## start
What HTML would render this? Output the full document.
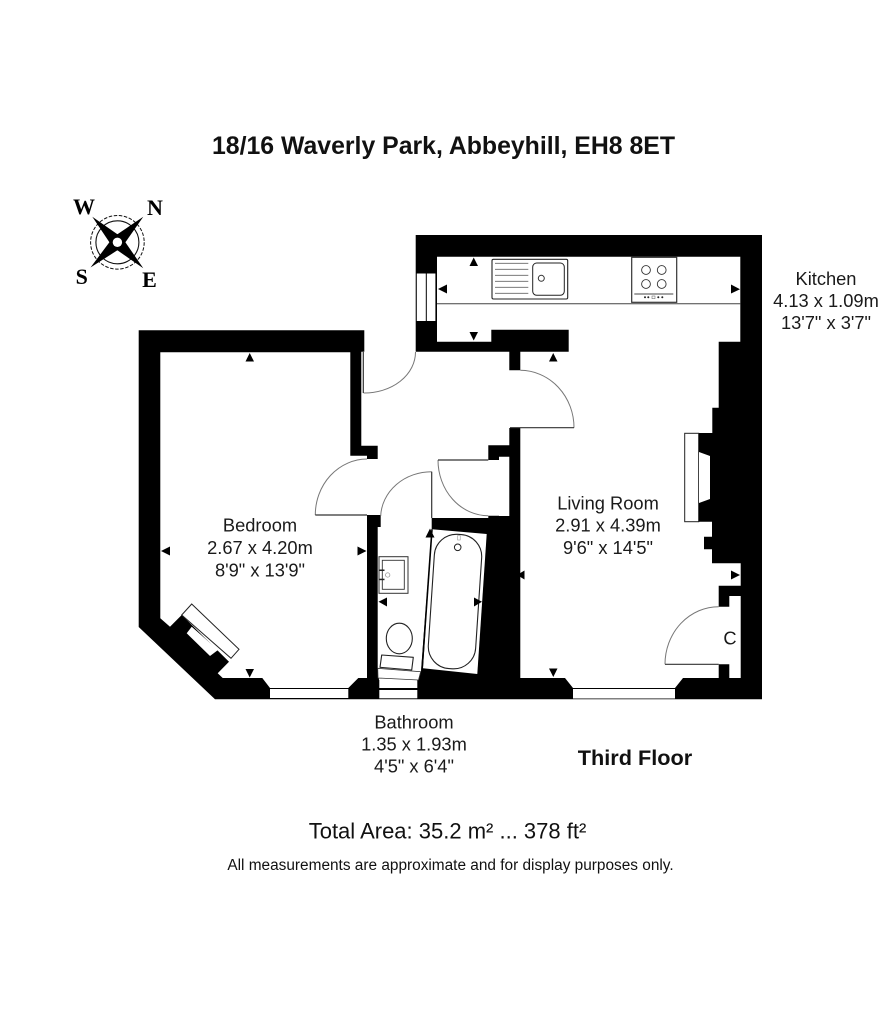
<!DOCTYPE html>
<html>
<head>
<meta charset="utf-8">
<style>
html,body{margin:0;padding:0;background:#fff;}
svg{display:block;}
text{font-family:"Liberation Sans",Arial,sans-serif;fill:#111;}
.l{font-size:18.3px;text-anchor:middle;fill:#1a1a1a;}
.c{font-family:"Liberation Serif",serif;font-weight:bold;font-size:22px;text-anchor:middle;fill:#000;}
</style>
</head>
<body>
<svg width="880" height="1024" viewBox="0 0 880 1024" xmlns="http://www.w3.org/2000/svg">
<rect width="880" height="1024" fill="#fff"/>

<!-- footprint -->
<polygon fill="#000" points="138.7,330.3 364.3,330.3 364.3,352 415.7,352 415.7,235 762,235 762,699.3 215,699.3 138.7,627"/>

<!-- bedroom -->
<polygon fill="#fff" points="160.3,352.3 350.3,352.3 350.3,455.7 367,455.7 367,678 358.3,678 348.3,688 270,688 262.3,678 222.7,678 217.7,673.3 229,661.7 181.7,615 170,626.7 160.3,618.3"/>
<!-- bedroom window -->
<rect x="270" y="689" width="78.3" height="9" fill="#fff"/>

<!-- kitchen / living / hall / bath -->
<polygon fill="#fff" points="437,256.7 740.3,256.7 740.3,341.7 718.7,341.7 718.7,407.7 712.3,407.7 712.3,433 698.7,433 698.7,521.7 712,521.7 712,536.7 704,536.7 704,549.3 712,549.3 712,563.3 740.7,563.3 740.7,585.7 718.7,585.7 718.7,606.7 729.3,606.7 729.3,596 740.7,596 740.7,678 729.3,678 729.3,664.3 718.7,664.3 718.7,678 683,678 675,688 573,688 565,678 520.3,678 520.3,428 509.3,428 509.3,445.3 488.3,445.3 488.3,460 499,460 499,456.7 509.3,456.7 509.3,516 499,516 499,515.7 488.3,515.7 488.3,518 431.7,518 431.7,529.3 421,671 417.3,680 379,680 377.7,668 377.7,527 380.7,527 380.7,515 367,515 367,459 377.7,459 377.7,445.7 361.3,445.7 361.3,351.7 509.3,351.7 509.3,370.3 520.3,370.3 520.3,351.7 568.7,351.7 568.7,329.7 491.3,329.7 491.3,341.7 437,341.7"/>
<!-- living window -->
<rect x="573" y="689" width="102" height="9.5" fill="#fff"/>
<!-- kitchen window -->
<rect x="416.8" y="273.5" width="9" height="47.5" fill="#fff"/>
<rect x="426.8" y="273.5" width="8.6" height="47.5" fill="#fff"/>
<!-- bathroom window -->
<rect x="379.3" y="680" width="38" height="8" fill="#fff"/>
<rect x="379.3" y="690" width="38" height="8.3" fill="#fff"/>
<polygon points="377.7,668.3 420.7,671.7 418.5,680 378,678" fill="#fff" stroke="#333" stroke-width="0.8"/>

<!-- fireplaces -->
<polygon points="191.7,604 239,649.3 231,658.3 181.7,615" fill="#fff" stroke="#222" stroke-width="1"/>
<polygon points="191.7,626.7 186.7,633.3 210,656 218,650" fill="#fff"/>
<rect x="684.7" y="433.3" width="14" height="88.4" fill="#fff" stroke="#222" stroke-width="1"/>
<polygon points="698.7,433.5 712.3,433.5 712.3,521.5 698.7,521.5" fill="#000"/>
<polygon points="699,452 710,456 710,499 699,503" fill="#fff"/>

<!-- doors -->
<g fill="none" stroke="#777" stroke-width="1">
<path d="M363.6,393 A51,41 0 0 0 415.5,352"/>
<path d="M520.3,370.3 A54,57.4 0 0 1 574,427.7"/>
<path d="M315.3,515 A52,56 0 0 1 367,459"/>
<path d="M380.7,516 A51,46 0 0 1 431.7,471.7"/>
<path d="M438,460 A50.3,55.7 0 0 0 488.3,515.7"/>
<path d="M665,664.3 A53.7,57.6 0 0 1 718.7,606.7"/>
</g>
<g stroke="#333" stroke-width="1.2" fill="none">
<line x1="363.3" y1="352" x2="363.3" y2="393"/>
<line x1="510" y1="427.7" x2="574" y2="427.7"/>
<line x1="315.3" y1="515" x2="367" y2="515"/>
<line x1="431.7" y1="471.7" x2="431.7" y2="518"/>
<line x1="438" y1="460" x2="488.3" y2="460"/>
<line x1="665" y1="664.3" x2="718.7" y2="664.3"/>
</g>

<!-- kitchen fittings -->
<line x1="437" y1="303.7" x2="740.3" y2="303.7" stroke="#444" stroke-width="1"/>
<rect x="492" y="259.3" width="75.7" height="39.7" rx="1.5" fill="#fff" stroke="#222" stroke-width="1.1"/>
<rect x="532.7" y="263" width="31.6" height="32.3" rx="4" fill="#fff" stroke="#222" stroke-width="1"/>
<circle cx="541.3" cy="278.3" r="3" fill="#fff" stroke="#333" stroke-width="1"/>
<g stroke="#666" stroke-width="0.8">
<line x1="495" y1="263.3" x2="528.3" y2="263.3"/>
<line x1="495" y1="269.3" x2="528.3" y2="269.3"/>
<line x1="495" y1="275.3" x2="528.3" y2="275.3"/>
<line x1="495" y1="281.3" x2="528.3" y2="281.3"/>
<line x1="495" y1="287.3" x2="528.3" y2="287.3"/>
<line x1="495" y1="293.3" x2="528.3" y2="293.3"/>
</g>
<rect x="631.7" y="257.3" width="45" height="45" fill="#fff" stroke="#333" stroke-width="1.2"/>
<g fill="#fff" stroke="#333" stroke-width="0.9">
<circle cx="646" cy="270" r="4.4"/><circle cx="661.7" cy="270" r="4.4"/>
<circle cx="646" cy="284" r="4.4"/><circle cx="661.7" cy="284" r="4.4"/>
</g>
<line x1="634.3" y1="294" x2="673.3" y2="294" stroke="#444" stroke-width="0.9"/>
<g fill="#222">
<circle cx="645" cy="297.3" r="1"/><circle cx="648.3" cy="297.3" r="1"/>
<circle cx="658.3" cy="297.3" r="1"/><circle cx="662.3" cy="297.3" r="1"/>
</g>
<rect x="652" y="296" width="3" height="2.6" fill="none" stroke="#555" stroke-width="0.5"/>

<!-- bath -->
<polygon points="432,529.3 486.7,534 477.3,674 423,668.3" fill="#fff"/>
<line x1="432" y1="529.3" x2="422" y2="670" stroke="#000" stroke-width="1.6"/>
<rect x="431.3" y="534.3" width="47.4" height="134.5" rx="22" fill="none" stroke="#222" stroke-width="1.1" transform="rotate(3.8 455 601.5)"/>
<circle cx="457.7" cy="547.3" r="3.3" fill="#fff" stroke="#222" stroke-width="1"/>
<rect x="457.6" y="535.5" width="2.6" height="4.5" fill="#fff" stroke="#888" stroke-width="0.5"/>

<!-- sink -->
<rect x="379" y="556.7" width="29" height="36.6" fill="#fff" stroke="#333" stroke-width="1"/>
<rect x="382.3" y="560.3" width="22" height="29" fill="#fff" stroke="#333" stroke-width="0.9"/>
<circle cx="387.7" cy="575" r="2.2" fill="#fff" stroke="#888" stroke-width="0.7"/>
<rect x="379.5" y="569.5" width="5" height="1.5" fill="#222"/>
<rect x="379.5" y="578.7" width="5" height="1.5" fill="#222"/>

<!-- toilet -->
<ellipse cx="399.3" cy="638.5" rx="13" ry="15.3" fill="#fff" stroke="#222" stroke-width="1.1"/>
<polygon points="381.7,655 413.3,657.3 411.7,670 380,667.3" fill="#fff" stroke="#222" stroke-width="1.1" stroke-linejoin="round"/>

<!-- arrows -->
<g fill="#000">
<polygon points="469.5,266 478,266 473.7,257.5"/>
<polygon points="447,284.5 447,293.5 438,289"/>
<polygon points="731,284.5 731,293.5 740,289.3"/>
<polygon points="469.5,332 478,332 473.7,340.5"/>
<polygon points="549,361.5 557.5,361.5 553.2,353"/>
<polygon points="245.5,361.5 254,361.5 249.7,353"/>
<polygon points="170,546.5 170,555.5 161,551"/>
<polygon points="357.5,546.5 357.5,555.5 366.5,551"/>
<polygon points="245.5,669 254,669 249.7,677.5"/>
<polygon points="425.5,537.5 434.5,537.5 430,528.5"/>
<polygon points="387,597.5 387,606.5 378.5,601.7"/>
<polygon points="474,597.5 474,606.5 482,601.7"/>
<polygon points="524.5,570.5 524.5,579.5 517,575"/>
<polygon points="549,668.5 557.5,668.5 553.3,677"/>
<polygon points="731,570.5 731,579.5 740,575"/>
</g>

<!-- compass -->
<g>
<circle cx="117.4" cy="242.3" r="21.5" fill="none" stroke="#111" stroke-width="1.1"/>
<circle cx="117.4" cy="242.3" r="26.8" fill="none" stroke="#111" stroke-width="1" stroke-dasharray="3.5 1.6"/>
<polygon fill="#000" points="92.3,216.7 117.4,234.3 143.3,216.7 125.4,242.3 143.3,268.3 117.4,250.3 90.5,267.5 109.4,242.3"/>
<circle cx="117.4" cy="242.3" r="8" fill="#000"/>
<circle cx="117.4" cy="242.3" r="4.7" fill="#fff"/>
</g>
<text class="c" x="84" y="214">W</text>
<text class="c" x="155" y="215">N</text>
<text class="c" x="81.7" y="284">S</text>
<text class="c" x="149.5" y="287">E</text>

<!-- labels -->
<text x="443.5" y="154" text-anchor="middle" font-size="24.7" font-weight="bold" fill="#111" textLength="463" lengthAdjust="spacingAndGlyphs">18/16 Waverly Park, Abbeyhill, EH8 8ET</text>

<text class="l" x="826" y="285">Kitchen</text>
<text class="l" x="826" y="307">4.13 x 1.09m</text>
<text class="l" x="826" y="329">13'7" x 3'7"</text>

<text class="l" x="260" y="531.7">Bedroom</text>
<text class="l" x="260" y="554">2.67 x 4.20m</text>
<text class="l" x="260" y="576.7">8'9" x 13'9"</text>

<text class="l" x="608" y="509.3">Living Room</text>
<text class="l" x="608" y="531.7">2.91 x 4.39m</text>
<text class="l" x="608" y="554">9'6" x 14'5"</text>

<text class="l" x="730" y="644.5">C</text>

<text class="l" x="414" y="728.3">Bathroom</text>
<text class="l" x="414" y="750.7">1.35 x 1.93m</text>
<text class="l" x="414" y="772.7">4'5" x 6'4"</text>

<text x="635" y="765" text-anchor="middle" font-size="21.7" font-weight="bold" fill="#111">Third Floor</text>
<text x="447.5" y="838.5" text-anchor="middle" font-size="22" fill="#111">Total Area: 35.2 m² ... 378 ft²</text>
<text x="450.5" y="870" text-anchor="middle" font-size="15.4" fill="#111">All measurements are approximate and for display purposes only.</text>
</svg>
</body>
</html>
## end
Starting at the first line of the material, output exactly the lines up to and including the one with "364.3,330.3 364.3,352 415.7,352". Do not include the pictures.

> _Written reply_
What HTML would render this? Output the full document.
<!DOCTYPE html>
<html>
<head>
<meta charset="utf-8">
<style>
html,body{margin:0;padding:0;background:#fff;}
svg{display:block;}
text{font-family:"Liberation Sans",Arial,sans-serif;fill:#111;}
.l{font-size:18.3px;text-anchor:middle;fill:#1a1a1a;}
.c{font-family:"Liberation Serif",serif;font-weight:bold;font-size:22px;text-anchor:middle;fill:#000;}
</style>
</head>
<body>
<svg width="880" height="1024" viewBox="0 0 880 1024" xmlns="http://www.w3.org/2000/svg">
<rect width="880" height="1024" fill="#fff"/>

<!-- footprint -->
<polygon fill="#000" points="138.7,330.3 364.3,330.3 364.3,352 415.7,352 415.7,235 762,235 762,699.3 215,699.3 138.7,627"/>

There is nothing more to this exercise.